§ STATED GOAL
Reproduce the lines exactly, beginning with the line that has "Write the React, TypeScript" and ending with the line that has "import * as d3 from 'd3';". Images are left out.

BEGIN

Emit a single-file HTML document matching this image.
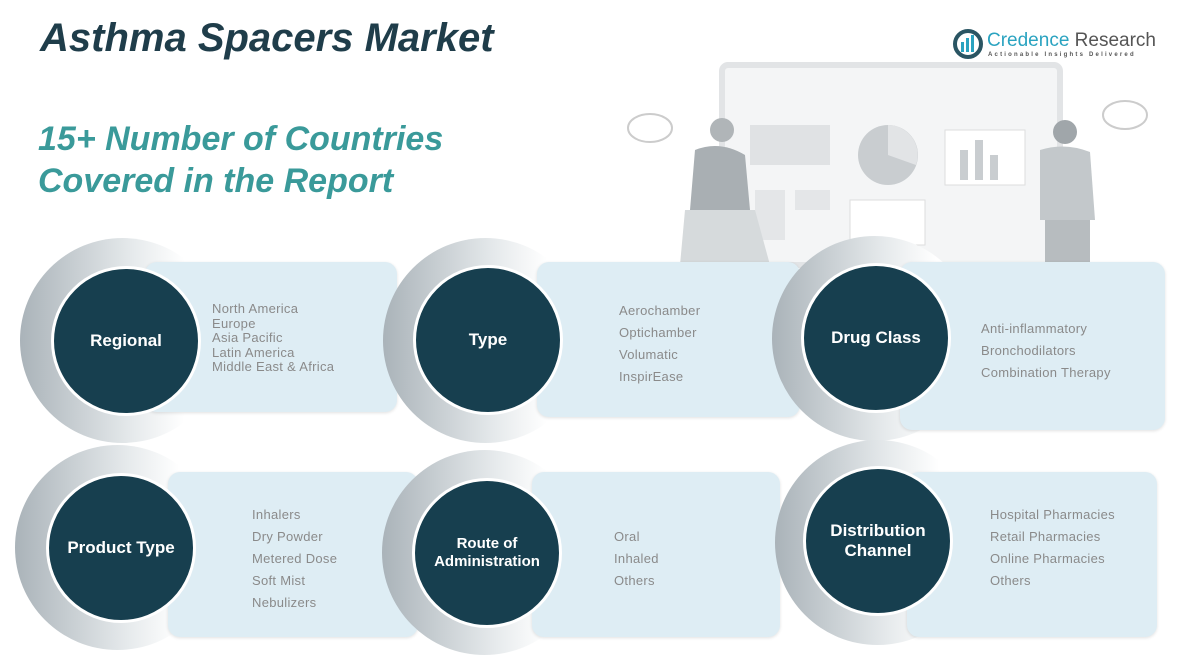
<!DOCTYPE html>
<html><head><meta charset="utf-8"><style>
body{margin:0;width:1192px;height:657px;background:#fff;position:relative;overflow:hidden;font-family:"Liberation Sans",sans-serif}
.t{position:absolute;font-weight:bold;font-style:italic}
.panel{position:absolute;background:#deedf4;border-radius:12px;box-shadow:0 1px 3px rgba(0,0,0,.12)}
.cres{position:absolute;border-radius:50%;background:linear-gradient(90deg,#aab3b9,#e6eaec 55%,#fff 80%)}
.circ{position:absolute;width:150px;height:150px;border-radius:50%;background:#173f4f;border:3px solid #fff;box-sizing:border-box;color:#fff;font-weight:bold;font-size:17px;display:flex;align-items:center;justify-content:center;text-align:center;line-height:1.2}
.list{position:absolute;color:#8a8a8a;font-size:13px;letter-spacing:.3px}
</style></head><body>
<div class="t" style="left:40px;top:16px;font-size:40px;color:#1f3d4a">Asthma Spacers Market</div>
<div class="t" style="left:38px;top:118px;font-size:34px;color:#3a9a9a;line-height:42px">15+ Number of Countries<br>Covered in the Report</div>
<svg style="position:absolute;left:952px;top:28px" width="32" height="32"><circle cx="16" cy="16" r="13" fill="none" stroke="#2a5563" stroke-width="4"/><rect x="9" y="14" width="3" height="10" fill="#2aa3c0"/><rect x="14" y="10" width="3" height="14" fill="#2aa3c0"/><rect x="19" y="7" width="3" height="17" fill="#2aa3c0"/></svg>
<div style="position:absolute;left:987px;top:30px;font-size:19px;color:#2aa3c0">Credence <span style="color:#555">Research</span></div>
<div style="position:absolute;left:988px;top:52px;font-size:6px;color:#555;letter-spacing:2.2px;font-weight:bold">Actionable Insights Delivered</div>
<svg style="position:absolute;left:620px;top:60px" width="560" height="210">
<rect x="102" y="5" width="338" height="200" rx="6" fill="#f4f5f6" stroke="#e2e4e6" stroke-width="6"/>
<rect x="130" y="65" width="80" height="40" fill="#e0e2e4"/><rect x="135" y="130" width="30" height="50" fill="#e4e6e8"/><rect x="175" y="130" width="35" height="20" fill="#e4e6e8"/>
<circle cx="268" cy="95" r="30" fill="#c9cdd0"/><path d="M268 95 L268 65 A30 30 0 0 1 296 105Z" fill="#e2e4e6"/>
<rect x="230" y="140" width="75" height="45" fill="#fff" stroke="#ddd"/>
<rect x="325" y="70" width="80" height="55" fill="#fff" stroke="#ddd"/><rect x="340" y="90" width="8" height="30" fill="#c9cdd0"/><rect x="355" y="80" width="8" height="40" fill="#c9cdd0"/><rect x="370" y="95" width="8" height="25" fill="#c9cdd0"/>
<circle cx="102" cy="70" r="12" fill="#b0b5b8"/><path d="M75 90 Q100 80 125 95 L130 150 L70 150Z" fill="#a9afb3"/><path d="M65 150 L135 150 L150 205 L60 205Z" fill="#d6dadc"/>
<circle cx="445" cy="72" r="12" fill="#a0a6aa"/><path d="M420 90 Q445 82 470 92 L475 160 L420 160Z" fill="#c3c8cb"/><rect x="425" y="160" width="45" height="45" fill="#b7bcbf"/>
<ellipse cx="30" cy="68" rx="22" ry="14" fill="none" stroke="#ccc" stroke-width="2"/><ellipse cx="505" cy="55" rx="22" ry="14" fill="none" stroke="#ccc" stroke-width="2"/>
</svg>
<div class="cres" style="left:20px;top:238px;width:205px;height:205px"></div>
<div class="panel" style="left:145px;top:262px;width:252px;height:150px"></div>
<div class="circ" style="left:51px;top:266px">Regional</div>
<div class="list" style="left:212px;top:302px;line-height:14.5px">North America<br>Europe<br>Asia Pacific<br>Latin America<br>Middle East &amp; Africa</div>

<div class="cres" style="left:383px;top:238px;width:205px;height:205px"></div>
<div class="panel" style="left:537px;top:262px;width:263px;height:155px"></div>
<div class="circ" style="left:413px;top:265px">Type</div>
<div class="list" style="left:619px;top:300px;line-height:22px">Aerochamber<br>Optichamber<br>Volumatic<br>InspirEase</div>

<div class="cres" style="left:772px;top:236px;width:205px;height:205px"></div>
<div class="panel" style="left:900px;top:262px;width:265px;height:168px"></div>
<div class="circ" style="left:801px;top:263px">Drug Class</div>
<div class="list" style="left:981px;top:318px;line-height:22px">Anti-inflammatory<br>Bronchodilators<br>Combination Therapy</div>

<div class="cres" style="left:15px;top:445px;width:205px;height:205px"></div>
<div class="panel" style="left:168px;top:472px;width:250px;height:165px"></div>
<div class="circ" style="left:46px;top:473px">Product Type</div>
<div class="list" style="left:252px;top:504px;line-height:22px">Inhalers<br>Dry Powder<br>Metered Dose<br>Soft Mist<br>Nebulizers</div>

<div class="cres" style="left:382px;top:450px;width:205px;height:205px"></div>
<div class="panel" style="left:532px;top:472px;width:248px;height:165px"></div>
<div class="circ" style="left:412px;top:478px;font-size:15px">Route of<br>Administration</div>
<div class="list" style="left:614px;top:526px;line-height:22px">Oral<br>Inhaled<br>Others</div>

<div class="cres" style="left:775px;top:440px;width:205px;height:205px"></div>
<div class="panel" style="left:907px;top:472px;width:250px;height:165px"></div>
<div class="circ" style="left:803px;top:466px">Distribution<br>Channel</div>
<div class="list" style="left:990px;top:504px;line-height:22px">Hospital Pharmacies<br>Retail Pharmacies<br>Online Pharmacies<br>Others</div>
</body></html>
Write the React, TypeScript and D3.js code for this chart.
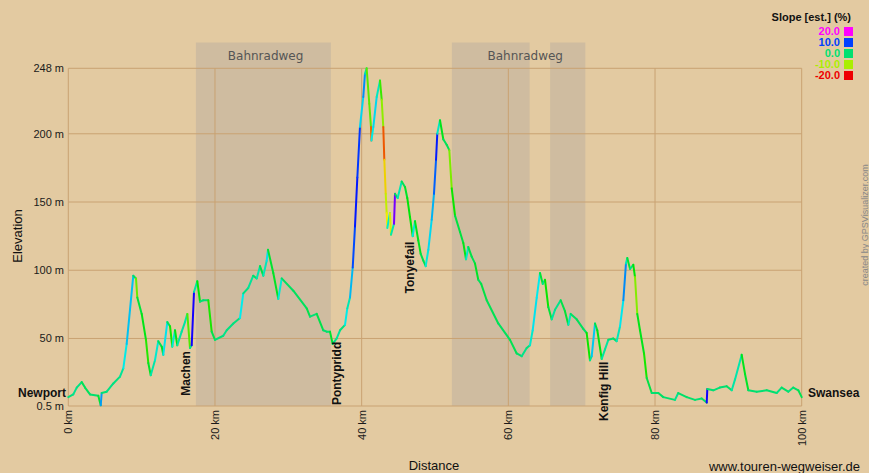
import React from 'react';
import * as d3 from 'd3';

// Profile data (distance in km, elevation in m)
const distanceKm = [
  0.0, 0.68, 1.15, 1.83, 2.28, 2.96, 4.09, 4.42, 4.55, 5.24, 6.14, 7.05, 7.5, 7.96, 8.41, 8.86, 9.23, 9.41,
  10.01, 10.59, 10.91, 11.24, 11.82, 12.27, 12.74, 12.95, 13.5, 13.87, 14.18, 14.55, 14.86, 15.46, 15.91,
  16.23, 16.59, 16.83, 17.14, 17.59, 17.96, 18.41, 19.09, 19.55, 20.0, 21.13, 21.6, 22.5, 23.41, 23.86,
  24.54, 25.22, 25.69, 26.14, 26.59, 27.05, 27.23, 27.95, 28.63, 29.1, 30.68, 32.51, 32.96, 33.87, 34.77,
  35.23, 35.68, 36.05, 36.6, 37.05, 37.73, 38.04, 38.41, 38.78, 39.09, 39.41, 39.77, 40.22, 40.45, 40.68,
  41.04, 41.27, 41.33, 41.59, 42.05, 42.5, 42.73, 42.95, 43.09, 43.28, 43.41, 43.5, 43.86, 44.0, 44.41,
  44.55, 44.91, 45.46, 45.91, 46.22, 46.59, 46.96, 47.27, 47.72, 48.05, 48.41, 48.73, 49.09, 49.55, 49.86,
  50.14, 50.31, 50.68, 51.13, 51.59, 51.95, 52.28, 52.73, 53.41, 53.86, 54.23, 54.54, 55.0, 55.45, 55.9,
  56.3, 57.05, 58.63, 60.23, 61.14, 61.82, 62.5, 62.95, 63.32, 63.87, 64.32, 64.69, 65.0, 65.45, 65.91,
  66.36, 67.14, 67.72, 68.18, 68.5, 69.32, 70.22, 70.68, 71.13, 71.37, 71.82, 72.13, 72.73, 73.18, 73.63,
  74.31, 74.77, 75.23, 75.68, 76.04, 76.22, 76.59, 77.04, 77.27, 77.58, 77.95, 78.5, 78.87, 79.55, 80.45,
  81.13, 82.72, 83.17, 84.32, 85.45, 86.37, 87.05, 87.13, 87.95, 88.83, 89.77, 90.46, 90.91, 91.82, 92.27,
  92.72, 93.86, 95.23, 96.59, 97.27, 98.17, 98.85, 99.54, 100.0,
];
const elevationM = [
  7, 9, 14, 18, 14, 9, 8, 1, 10, 11, 17, 22, 28, 46, 71, 96, 94, 80,
  68, 49, 32, 23, 34, 48, 44, 38, 62, 59, 44, 56, 45, 55, 62,
  68, 43, 45, 84, 92, 77, 78, 78, 55, 49, 52, 56, 61, 65, 83,
  87, 96, 94, 103, 96, 107, 115, 98, 79, 94, 85, 72, 66, 68, 56,
  55, 55, 46, 50, 56, 60, 72, 80, 102, 132, 168, 205, 227, 244, 248,
  222, 205, 195, 205, 227, 239, 225, 205, 181, 156, 142, 131, 142, 126, 134,
  156, 153, 165, 161, 153, 139, 125, 136, 122, 112, 107, 103, 115, 137, 156,
  181, 200, 210, 196, 192, 188, 160, 140, 128, 120, 108, 117, 110, 105, 93,
  90, 78, 61, 49, 39, 37, 43, 45, 56, 80, 98, 90, 93, 73, 64,
  71, 78, 70, 60, 68, 64, 57, 54, 34, 37, 61, 56, 35, 42, 49,
  50, 48, 59, 78, 105, 109, 101, 104, 95, 68, 56, 39, 21, 10, 10,
  7, 5, 10, 7, 5, 6, 3, 13, 12, 14, 15, 12, 20, 38, 24,
  12, 11, 12, 10, 14, 11, 14, 12, 7,
];

const yTicks = [0.5, 50, 100, 150, 200, 248];
const xTicks = [0, 20, 40, 60, 80, 100];

const bandStartKm = [17.4, 52.3, 65.7];
const bandEndKm = [35.8, 62.9, 70.5];
const bandLabels = ['Bahnradweg', 'Bahnradweg'];
const bandLabelKm = [26.9, 62.3];

const placeNames = ['Machen', 'Pontypridd', 'Tonyefail', 'Kenfig Hill'];
const placeKm = [16.0, 36.6, 46.5, 73.0];
const placeBaseElev = [8, 1.2, 83, -10.5];

const slopeLegendValues = [20, 10, 0, -10, -20];
const slopeLegendColors = ['#ff00ff', '#0040ff', '#00e070', '#aaee00', '#ee0000'];

const FONT = '"Liberation Sans", Arial, sans-serif';

export default function App() {
  React.useEffect(() => {
    document.body.style.margin = '0';
  }, []);

  const W = 869;
  const H = 473;
  const x = d3.scaleLinear().domain([0, 100]).range([68.3, 801.7]);
  const y = d3.scaleLinear().domain([0.5, 248]).range([406, 68.3]);

  const slopeColor = d3
    .scaleLinear<string>()
    .domain([-20, -10, 0, 10, 20])
    .range(['#ee0000', '#aaee00', '#00e070', '#0040ff', '#ff00ff'])
    .interpolate(d3.interpolateHsl)
    .clamp(true);

  const segments = d3.pairs(d3.range(distanceKm.length)).map(([i, j]) => {
    const dd = (distanceKm[j] - distanceKm[i]) * 1000;
    const de = elevationM[j] - elevationM[i];
    const slope = dd > 0 ? (de / dd) * 100 : 0;
    return { i, j, slope };
  });

  const gridColor = '#c9a272';
  const bg = '#e3caa1';
  const bandColor = '#cfbca0';

  return (
    <svg width={W} height={H} style={{ display: 'block', background: bg }} fontFamily={FONT}>
      <rect x={0} y={0} width={W} height={H} fill={bg} />
      {/* shaded bands */}
      {bandStartKm.map((s, k) => (
        <rect
          key={'band' + k}
          x={x(s)}
          y={42.5}
          width={x(bandEndKm[k]) - x(s)}
          height={406 - 42.5}
          fill={bandColor}
        />
      ))}
      {bandLabels.map((t, k) => (
        <text
          key={'bl' + k}
          x={x(bandLabelKm[k])}
          y={60}
          textAnchor="middle"
          fontSize={12}
          fontFamily='"DejaVu Sans", sans-serif'
          fill="#555"
        >
          {t}
        </text>
      ))}
      {/* grid */}
      {yTicks.map((t) => (
        <line key={'gy' + t} x1={x(0)} x2={x(100)} y1={y(t)} y2={y(t)} stroke={gridColor} strokeWidth={1} />
      ))}
      {xTicks.map((t) => (
        <line key={'gx' + t} x1={x(t)} x2={x(t)} y1={y(248)} y2={y(0.5)} stroke={gridColor} strokeWidth={1} />
      ))}
      {/* y labels */}
      {yTicks.map((t) => (
        <text key={'yl' + t} x={64} y={y(t)} dy="0.35em" textAnchor="end" fontSize={11} fill="#1a1a1a">
          {t + ' m'}
        </text>
      ))}
      {/* x labels */}
      {xTicks.map((t) => (
        <text
          key={'xl' + t}
          transform={`translate(${x(t)},410) rotate(-90)`}
          dy="0.35em"
          textAnchor="end"
          fontSize={11}
          fill="#1a1a1a"
        >
          {t + ' km'}
        </text>
      ))}
      {/* profile line */}
      {segments.map((s) => (
        <line
          key={'s' + s.i}
          x1={x(distanceKm[s.i])}
          y1={y(elevationM[s.i])}
          x2={x(distanceKm[s.j])}
          y2={y(elevationM[s.j])}
          stroke={slopeColor(s.slope)}
          strokeWidth={2}
          strokeLinecap="round"
        />
      ))}
      {/* place labels */}
      <text x={66} y={397} textAnchor="end" fontSize={12} fontWeight="bold" fill="#111">
        Newport
      </text>
      <text x={808} y={397} textAnchor="start" fontSize={12} fontWeight="bold" fill="#111">
        Swansea
      </text>
      {placeNames.map((n, k) => (
        <text
          key={'pn' + k}
          transform={`translate(${x(placeKm[k])},${y(placeBaseElev[k])}) rotate(-90)`}
          dy="0.36em"
          textAnchor="start"
          fontSize={12}
          fontWeight="bold"
          fill="#111"
        >
          {n}
        </text>
      ))}
      {/* axis titles */}
      <text transform="translate(17,236) rotate(-90)" dy="0.35em" textAnchor="middle" fontSize={13} fill="#111">
        Elevation
      </text>
      <text x={434} y={470} textAnchor="middle" fontSize={13} fill="#111">
        Distance
      </text>
      <text x={860} y={471} textAnchor="end" fontSize={13} fill="#111">
        www.touren-wegweiser.de
      </text>
      <text transform="translate(865,225) rotate(-90)" dy="0.35em" textAnchor="middle" fontSize={9} fill="#888">
        created by GPSVisualizer.com
      </text>
      {/* legend */}
      <text x={851} y={21} textAnchor="end" fontSize={11} fontWeight="bold" fill="#111">
        Slope [est.] (%)
      </text>
      {slopeLegendValues.map((v, k) => (
        <g key={'lg' + k}>
          <text
            x={840}
            y={31.5 + k * 11}
            dy="0.35em"
            textAnchor="end"
            fontSize={11}
            fontWeight="bold"
            fill={slopeLegendColors[k]}
          >
            {v.toFixed(1)}
          </text>
          <rect x={844} y={27 + k * 11} width={9} height={9} fill={slopeLegendColors[k]} />
        </g>
      ))}
    </svg>
  );
}
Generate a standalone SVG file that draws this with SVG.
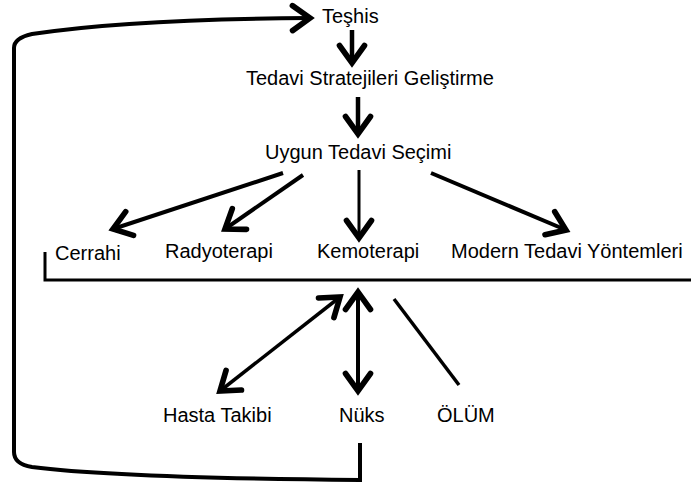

END

§ RESULT
Write the React, TypeScript and D3.js code for this chart.
import React from 'react';
import * as d3 from 'd3';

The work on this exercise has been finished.